Task description
Skip the pictures, please, and write out exactly the lines from the opening of the data through the line containing "60.6, 59.8, 59.8, 59.0, 59.0, 57.9, 57.9]".

--

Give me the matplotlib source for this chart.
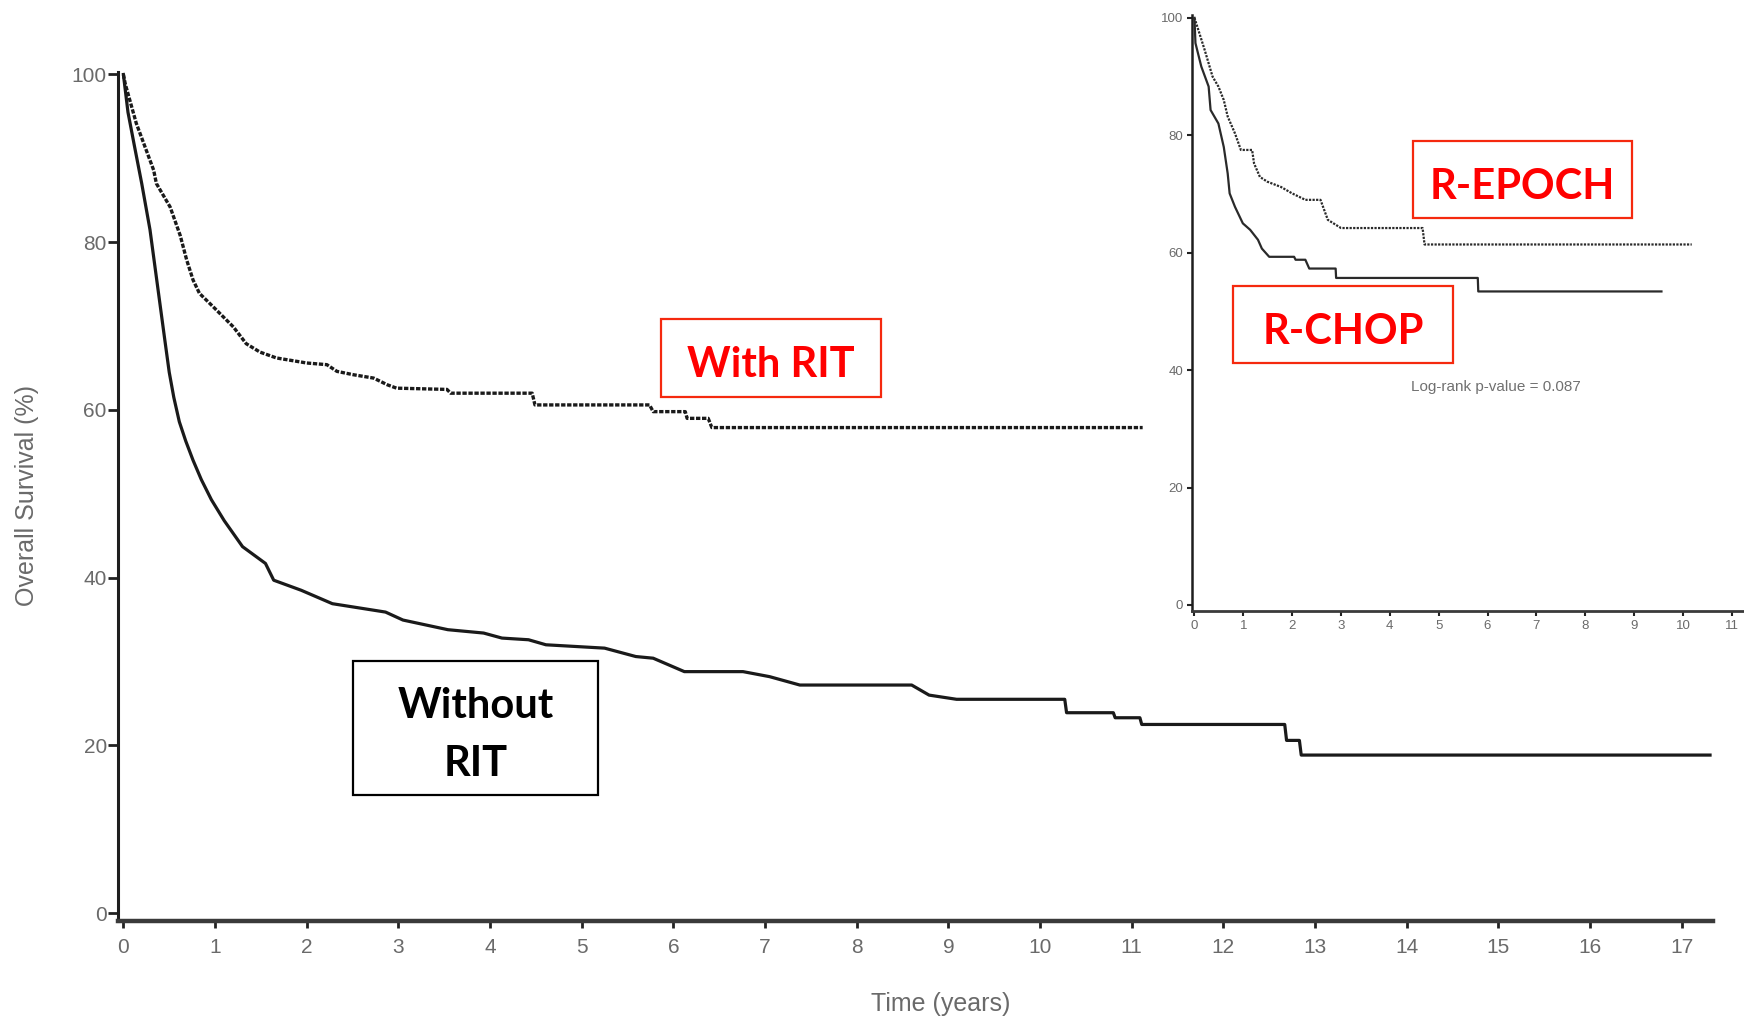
import matplotlib.pyplot as plt
from matplotlib.patches import Rectangle

# main panel: overall survival (%) vs time (years)
without_t = [0, 0.05, 0.12, 0.20, 0.29, 0.37, 0.45, 0.50, 0.55, 0.61, 0.68, 0.76, 0.85,
             0.96, 1.10, 1.30, 1.55, 1.64, 1.94, 2.28, 2.86, 3.05, 3.54, 3.93, 4.13, 4.42,
             4.61, 5.25, 5.59, 5.78, 6.12, 6.76, 7.05, 7.38, 8.60, 8.79, 9.09, 10.27, 10.29,
             10.80, 10.82, 11.09, 11.11, 12.67, 12.69, 12.83, 12.85, 17.31]
without_s = [100, 95.5, 91.5, 87.0, 81.5, 75.0, 68.5, 64.5, 61.5, 58.6, 56.3, 54.0, 51.7,
             49.3, 46.8, 43.7, 41.7, 39.7, 38.5, 36.9, 35.9, 34.95, 33.8, 33.4, 32.8, 32.6,
             32.0, 31.6, 30.6, 30.4, 28.8, 28.8, 28.2, 27.2, 27.2, 26.0, 25.5, 25.5, 23.9,
             23.9, 23.3, 23.3, 22.5, 22.5, 20.6, 20.6, 18.85, 18.85]

with_t = [0, 0.02, 0.14, 0.33, 0.36, 0.51, 0.62, 0.69, 0.76, 0.83, 0.98, 1.09, 1.20, 1.34,
          1.49, 1.67, 2.00, 2.22, 2.33, 2.51, 2.73, 2.88, 2.98, 3.53, 3.57, 4.46, 4.49,
          5.74, 5.78, 6.13, 6.15, 6.38, 6.42, 11.12]
with_s = [100, 98.9, 94.2, 88.6, 87.0, 84.2, 80.8, 77.9, 75.5, 73.9, 72.3, 71.1, 69.9, 67.9,
          66.9, 66.2, 65.6, 65.4, 64.6, 64.2, 63.8, 63.0, 62.6, 62.45, 62.0, 62.0, 60.6,
          60.6, 59.8, 59.8, 59.0, 59.0, 57.9, 57.9]

# inset: R-CHOP vs R-EPOCH
rchop_t = [0, 0.02, 0.14, 0.29, 0.33, 0.49, 0.60, 0.68, 0.72, 0.83, 0.99, 1.14, 1.30, 1.38,
           1.53, 2.04, 2.07, 2.27, 2.35, 2.89, 2.90, 5.80, 5.81, 9.56]
rchop_s = [100, 95.7, 91.7, 88.3, 84.3, 82.0, 78.0, 73.5, 70.1, 67.8, 65.0, 63.9, 62.2, 60.7,
           59.3, 59.3, 58.8, 58.8, 57.3, 57.3, 55.7, 55.7, 53.4, 53.4]
repoch_t = [0, 0.10, 0.21, 0.37, 0.49, 0.60, 0.68, 0.83, 0.95, 1.18, 1.22, 1.34, 1.49, 1.77,
            2.00, 2.27, 2.58, 2.73, 3.00, 4.67, 4.71, 10.18]
repoch_s = [100, 97.4, 94.5, 90.0, 88.3, 86.0, 83.2, 80.3, 77.5, 77.5, 75.2, 72.9, 72.1, 71.2,
            70.1, 69.0, 69.0, 65.6, 64.2, 64.2, 61.4, 61.4]

main_xticks = list(range(0, 18))
main_yticks = [0, 20, 40, 60, 80, 100]
inset_xticks = list(range(0, 12))
inset_yticks = [0, 20, 40, 60, 80, 100]

W, H = 1744, 1021
fig = plt.figure(figsize=(W / 100, H / 100), dpi=100)
plt.rcParams['font.family'] = ['Liberation Sans', 'DejaVu Sans']

tick_grey = '#6a6a6a'

# ---- main axes
ax = fig.add_axes([0.0676, 0.0979, 0.9145, 0.8316])
ax.plot(without_t, without_s, color='#1a1a1a', lw=2.3)
ax.plot(with_t, with_s, color='#1a1a1a', lw=2.4, linestyle=(0, (1.3, 0.5)))
ax.set_xlim(-0.06, 17.34)
ax.set_ylim(-0.94, 100.3)
ax.set_xticks(main_xticks)
ax.set_yticks(main_yticks)
for s in ['top', 'right']:
    ax.spines[s].set_visible(False)
ax.spines['left'].set_linewidth(2.2)
ax.spines['left'].set_color('#1e1e1e')
ax.spines['bottom'].set_linewidth(3.2)
ax.spines['bottom'].set_color('#3a3a3a')
ax.tick_params(axis='x', length=5, width=2, color='#222', pad=7,
               labelsize=15, labelcolor=tick_grey)
ax.tick_params(axis='y', length=7, width=2, color='#222', pad=1,
               labelsize=15, labelcolor=tick_grey)
ax.set_facecolor('none')

fig.text(27 / W, 1 - 496 / H, 'Overall Survival (%)', rotation=90, ha='center',
         va='center', fontsize=18, color=tick_grey)
fig.text(941 / W, 1 - 1004 / H, 'Time (years)', ha='center', va='center',
         fontsize=18, color=tick_grey)

# ---- inset
ins = fig.add_axes([0.6835, 0.402, 0.3165, 0.5834])
ins.plot(rchop_t, rchop_s, color='#2a2a2a', lw=1.6)
ins.plot(repoch_t, repoch_s, color='#2a2a2a', lw=1.6, linestyle=(0, (1, 0.6)))
ins.set_xlim(-0.05, 11.25)
ins.set_ylim(-0.95, 100.5)
ins.set_xticks(inset_xticks)
ins.set_yticks(inset_yticks)
for s in ['top', 'right']:
    ins.spines[s].set_visible(False)
ins.spines['left'].set_linewidth(1.8)
ins.spines['left'].set_color('#1e1e1e')
ins.spines['bottom'].set_linewidth(2.0)
ins.spines['bottom'].set_color('#3a3a3a')
ins.tick_params(axis='both', length=3.5, width=1.5, color='#222', pad=3,
                labelsize=9.5, labelcolor=tick_grey)
ins.text(1496 / W, 1 - 387 / H, 'Log-rank p-value = 0.087', transform=fig.transFigure,
         ha='center', va='center', fontsize=11, color='#707070')

# ---- annotation boxes (pixel coords of the reference)
def label_box(x0, y0, x1, y1, lines, color, edge):
    fig.patches.append(Rectangle((x0 / W, 1 - y1 / H), (x1 - x0) / W, (y1 - y0) / H,
                                 transform=fig.transFigure, fill=True, facecolor='white',
                                 edgecolor=edge, lw=1.6, zorder=5))
    cx = (x0 + x1) / 2
    for ly, txt in lines:
        fig.text(cx / W, 1 - ly / H, txt, ha='center', va='center', fontsize=30,
                 fontweight='bold', family=['Lato', 'DejaVu Sans'], color=color, zorder=6)

label_box(660.7, 319.3, 880.7, 396.7, [(365, 'With RIT')], '#ff0000', '#f5290e')
label_box(352.6, 660.7, 598.4, 795.2, [(706.5, 'Without'), (764, 'RIT')], 'black', 'black')
label_box(1412.5, 141.2, 1631.6, 218.0, [(187, 'R-EPOCH')], '#ff0000', '#f5290e')
label_box(1233.4, 285.8, 1452.5, 362.6, [(331.5, 'R-CHOP')], '#ff0000', '#f5290e')

fig.savefig('out.png', dpi=100)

--

Output below
Give me the matplotlib source for this chart.
import matplotlib.pyplot as plt
from matplotlib.patches import Rectangle

# main panel: overall survival (%) vs time (years)
without_t = [0, 0.05, 0.12, 0.20, 0.29, 0.37, 0.45, 0.50, 0.55, 0.61, 0.68, 0.76, 0.85,
             0.96, 1.10, 1.30, 1.55, 1.64, 1.94, 2.28, 2.86, 3.05, 3.54, 3.93, 4.13, 4.42,
             4.61, 5.25, 5.59, 5.78, 6.12, 6.76, 7.05, 7.38, 8.60, 8.79, 9.09, 10.27, 10.29,
             10.80, 10.82, 11.09, 11.11, 12.67, 12.69, 12.83, 12.85, 17.31]
without_s = [100, 95.5, 91.5, 87.0, 81.5, 75.0, 68.5, 64.5, 61.5, 58.6, 56.3, 54.0, 51.7,
             49.3, 46.8, 43.7, 41.7, 39.7, 38.5, 36.9, 35.9, 34.95, 33.8, 33.4, 32.8, 32.6,
             32.0, 31.6, 30.6, 30.4, 28.8, 28.8, 28.2, 27.2, 27.2, 26.0, 25.5, 25.5, 23.9,
             23.9, 23.3, 23.3, 22.5, 22.5, 20.6, 20.6, 18.85, 18.85]

with_t = [0, 0.02, 0.14, 0.33, 0.36, 0.51, 0.62, 0.69, 0.76, 0.83, 0.98, 1.09, 1.20, 1.34,
          1.49, 1.67, 2.00, 2.22, 2.33, 2.51, 2.73, 2.88, 2.98, 3.53, 3.57, 4.46, 4.49,
          5.74, 5.78, 6.13, 6.15, 6.38, 6.42, 11.12]
with_s = [100, 98.9, 94.2, 88.6, 87.0, 84.2, 80.8, 77.9, 75.5, 73.9, 72.3, 71.1, 69.9, 67.9,
          66.9, 66.2, 65.6, 65.4, 64.6, 64.2, 63.8, 63.0, 62.6, 62.45, 62.0, 62.0, 60.6,
          60.6, 59.8, 59.8, 59.0, 59.0, 57.9, 57.9]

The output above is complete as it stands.